Patience is the key when you change diet. People usually get impatient but it takes time to work on the system and tell if it is really helping or not.

Hopefully you will get there! my dark dogs shine so much they can blind you in the sun! lol


----------



## SEO (Jul 7, 2009)

PK;

I got a little bottle, which is not that little, anyway, I can go this Friday and get the gallon, I don't have the pump. I know you posted it before but it just slipped my mind. Blue has been getting a full tablespoon as per the bottle but I'll give him 1/2 pump. 

Question

Would wheat germ make him fat?
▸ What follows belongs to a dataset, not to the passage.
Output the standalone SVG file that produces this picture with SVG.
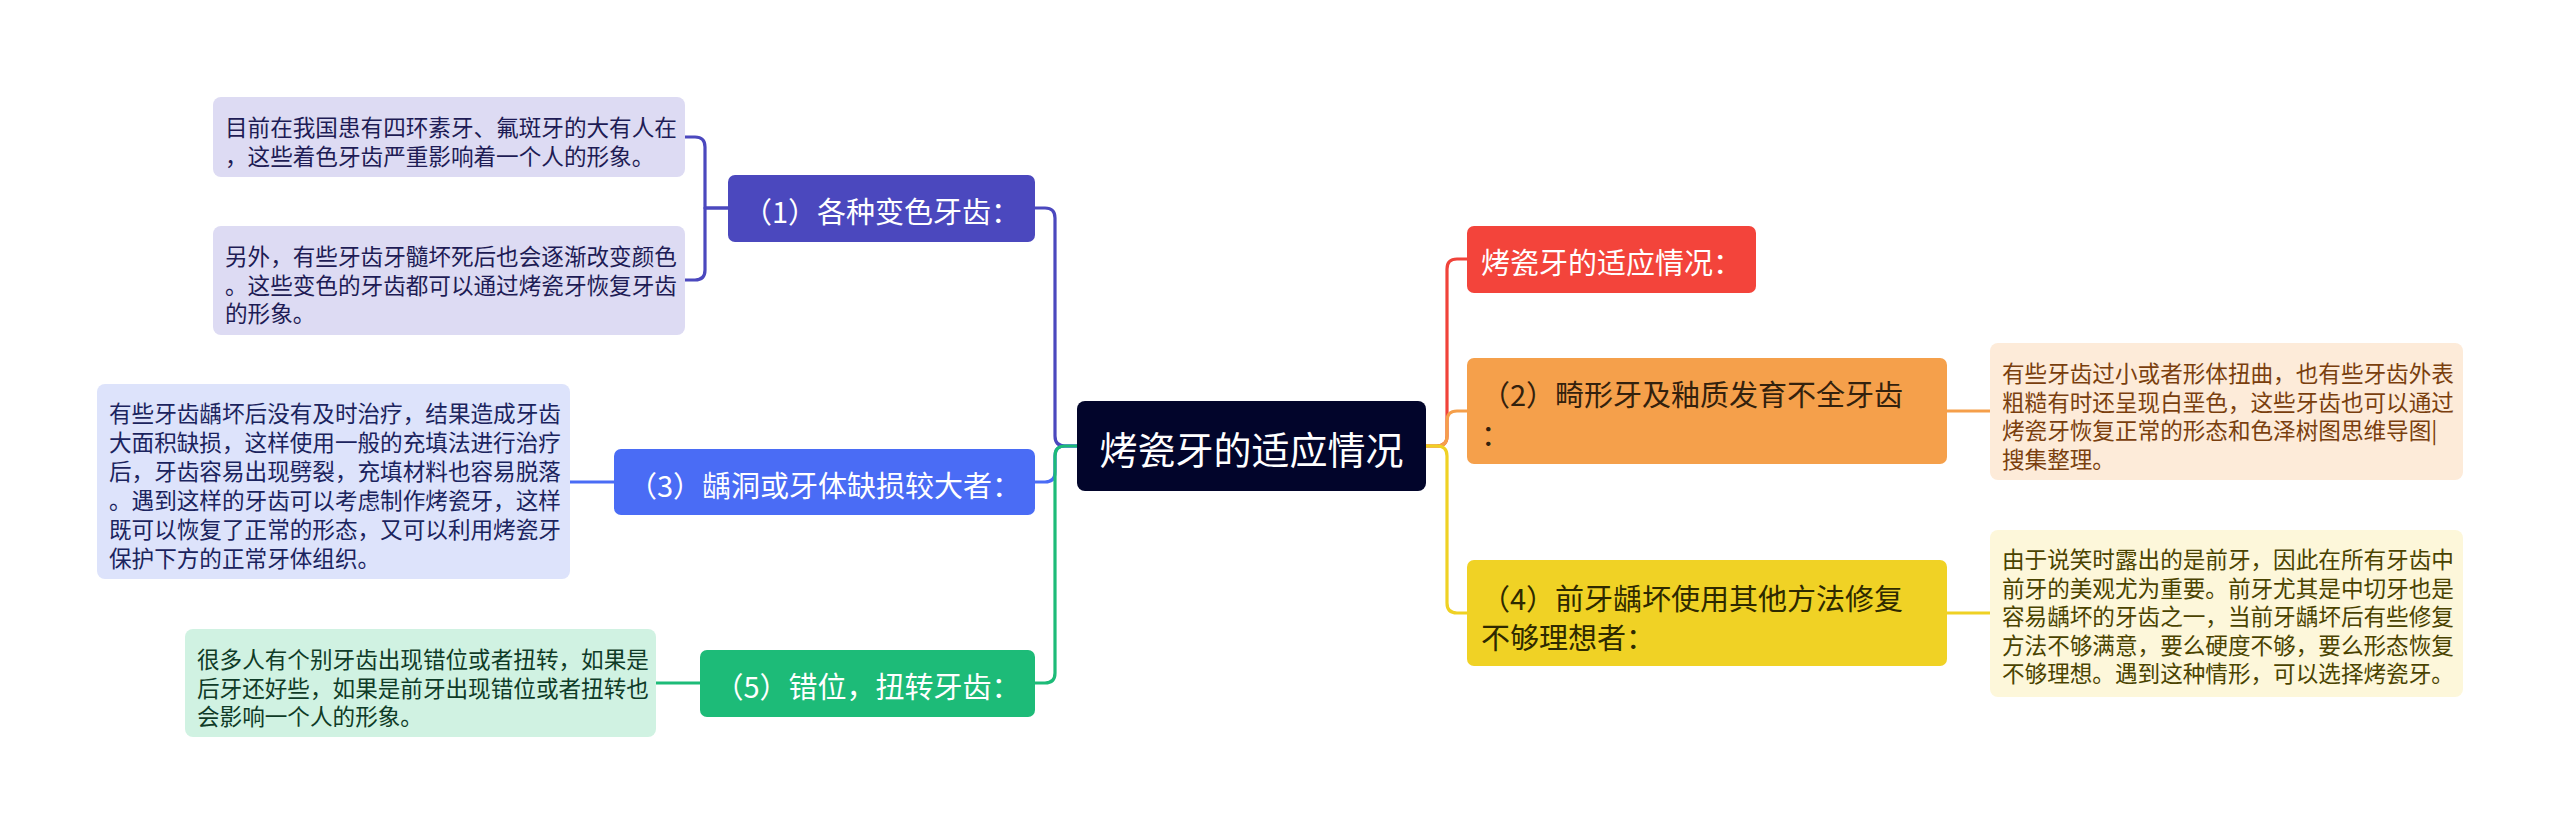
<svg xmlns="http://www.w3.org/2000/svg" width="2560" height="835" viewBox="0 0 2560 835">
<style>
text{font-family:"Noto Sans CJK SC","Noto Sans",sans-serif;dominant-baseline:central}
.root{font-size:38px;fill:#ffffff}
.br{font-size:29px}
.lf{font-size:22.6px}
.w{fill:#ffffff}
.c{fill:none;stroke-width:3.2;stroke-linecap:round;stroke-linejoin:round}
</style>
<rect width="2560" height="835" fill="#ffffff"/>
<g id="connectors">
<path class="c" stroke="#4b48be" d="M1077,446 H1065 Q1055,446 1055,436 V218 Q1055,208 1045,208 H1035"/>
<path class="c" stroke="#4a6cf5" d="M1077,446 H1065 Q1055,446 1055,456 V472 Q1055,482 1045,482 H1035"/>
<path class="c" stroke="#1dbb78" d="M1077,446 H1065 Q1055,446 1055,456 V673 Q1055,683 1045,683 H1035"/>
<path class="c" stroke="#4b48be" d="M728,208 H705 V147 Q705,137 695,137 H685"/>
<path class="c" stroke="#4b48be" d="M728,208 H705 V270 Q705,280 695,280 H685"/>
<path class="c" stroke="#4a6cf5" d="M614,482 H570"/>
<path class="c" stroke="#1dbb78" d="M700,683 H656"/>
<path class="c" stroke="#f0433a" d="M1426,446 H1437 Q1447,446 1447,436 V269 Q1447,259 1457,259 H1467"/>
<path class="c" stroke="#f59f4a" d="M1426,446 H1437 Q1447,446 1447,436 V421 Q1447,411 1457,411 H1467"/>
<path class="c" stroke="#efd124" d="M1426,446 H1437 Q1447,446 1447,456 V603 Q1447,613 1457,613 H1467"/>
<path class="c" stroke="#f59f4a" d="M1947,411 H1990"/>
<path class="c" stroke="#efd124" d="M1947,613 H1990"/>
</g>
<g id="root">
<rect x="1077" y="401" width="349" height="90" rx="8" fill="#02052b"/>
<text class="root" x="1251.5" y="447" text-anchor="middle">烤瓷牙的适应情况</text>
</g>
<g id="b1">
<rect x="728" y="175" width="307" height="67" rx="7" fill="#4b48be"/>
<text class="br w" x="881.5" y="210" text-anchor="middle">（1）各种变色牙齿：</text>
</g>
<g id="l1a">
<rect x="213" y="97" width="472" height="80" rx="8" fill="#dddbf3"/>
<text class="lf" fill="#1e1c55" x="225"><tspan y="126">目前在我国患有四环素牙、氟斑牙的大有人在</tspan><tspan x="225" y="154.5">，这些着色牙齿严重影响着一个人的形象。</tspan></text>
</g>
<g id="l1b">
<rect x="213" y="226" width="472" height="109" rx="8" fill="#dddbf3"/>
<text class="lf" fill="#1e1c55" x="225"><tspan y="255">另外，有些牙齿牙髓坏死后也会逐渐改变颜色</tspan><tspan x="225" y="283.5">。这些变色的牙齿都可以通过烤瓷牙恢复牙齿</tspan><tspan x="225" y="312">的形象。</tspan></text>
</g>
<g id="b3">
<rect x="614" y="449" width="421" height="66" rx="7" fill="#4a6cf5"/>
<text class="br w" x="824.5" y="484" text-anchor="middle">（3）龋洞或牙体缺损较大者：</text>
</g>
<g id="l3">
<rect x="97" y="384" width="473" height="195" rx="8" fill="#dde3fb"/>
<text class="lf" fill="#1b245e" x="109"><tspan y="412">有些牙齿龋坏后没有及时治疗，结果造成牙齿</tspan><tspan x="109" y="441">大面积缺损，这样使用一般的充填法进行治疗</tspan><tspan x="109" y="470">后，牙齿容易出现劈裂，充填材料也容易脱落</tspan><tspan x="109" y="499">。遇到这样的牙齿可以考虑制作烤瓷牙，这样</tspan><tspan x="109" y="528">既可以恢复了正常的形态，又可以利用烤瓷牙</tspan><tspan x="109" y="557">保护下方的正常牙体组织。</tspan></text>
</g>
<g id="b5">
<rect x="700" y="650" width="335" height="67" rx="7" fill="#1dbb78"/>
<text class="br w" x="867.5" y="685" text-anchor="middle">（5）错位，扭转牙齿：</text>
</g>
<g id="l5">
<rect x="185" y="629" width="471" height="108" rx="8" fill="#d0f2e2"/>
<text class="lf" fill="#0f3b27" x="197"><tspan y="658">很多人有个别牙齿出现错位或者扭转，如果是</tspan><tspan x="197" y="686.5">后牙还好些，如果是前牙出现错位或者扭转也</tspan><tspan x="197" y="715">会影响一个人的形象。</tspan></text>
</g>
<g id="r1">
<rect x="1467" y="226" width="289" height="67" rx="7" fill="#f3443b"/>
<text class="br w" x="1611.5" y="261" text-anchor="middle">烤瓷牙的适应情况：</text>
</g>
<g id="r2">
<rect x="1467" y="358" width="480" height="106" rx="7" fill="#f5a04b"/>
<text class="br" fill="#33210d" x="1481"><tspan y="393">（2）畸形牙及釉质发育不全牙齿</tspan><tspan x="1481" y="433">：</tspan></text>
</g>
<g id="l2">
<rect x="1990" y="343" width="473" height="137" rx="8" fill="#fdebd9"/>
<text class="lf" fill="#7a3f0e" x="2002"><tspan y="372">有些牙齿过小或者形体扭曲，也有些牙齿外表</tspan><tspan x="2002" y="400.5">粗糙有时还呈现白垩色，这些牙齿也可以通过</tspan><tspan x="2002" y="429">烤瓷牙恢复正常的形态和色泽树图思维导图|</tspan><tspan x="2002" y="457.5">搜集整理。</tspan></text>
</g>
<g id="r4">
<rect x="1467" y="560" width="480" height="106" rx="7" fill="#f0d225"/>
<text class="br" fill="#2e2900" x="1481"><tspan y="597">（4）前牙龋坏使用其他方法修复</tspan><tspan x="1481" y="636">不够理想者：</tspan></text>
</g>
<g id="l4">
<rect x="1990" y="530" width="473" height="167" rx="8" fill="#fdf7da"/>
<text class="lf" fill="#4a4300" x="2002"><tspan y="558">由于说笑时露出的是前牙，因此在所有牙齿中</tspan><tspan x="2002" y="586.5">前牙的美观尤为重要。前牙尤其是中切牙也是</tspan><tspan x="2002" y="615">容易龋坏的牙齿之一，当前牙龋坏后有些修复</tspan><tspan x="2002" y="643.5">方法不够满意，要么硬度不够，要么形态恢复</tspan><tspan x="2002" y="672">不够理想。遇到这种情形，可以选择烤瓷牙。</tspan></text>
</g>
</svg>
It has a high fat %.


----------



## performanceknls (Apr 4, 2009)

I have never noticed a different in weight with my dogs when they are on it. Try the flaxseed too. That is what I would do if it was my dog. good luck


----------



## thaim (Feb 6, 2009)

how often do u brush him? if you brush his coat often it spreads the oils through his coat.


----------



## SEO (Jul 7, 2009)

about every 3 or 4 days. More 4 than 3.


----------



## StaffyDaddy (Mar 28, 2009)

SEO said:


> PK;
> 
> I got a little bottle, which is not that little, anyway, I can go this Friday and get the gallon, I don't have the pump. I know you posted it before but it just slipped my mind. Blue has been getting a full tablespoon as per the bottle but I'll give him 1/2 pump.
> 
> ...


Dogs eat a lot more fat in their diets then what we're SUPPOSED to.. lol

I don't think you'll have a problem.


----------



## gxkon (Jul 13, 2009)

try olive oil makes mine shine good


----------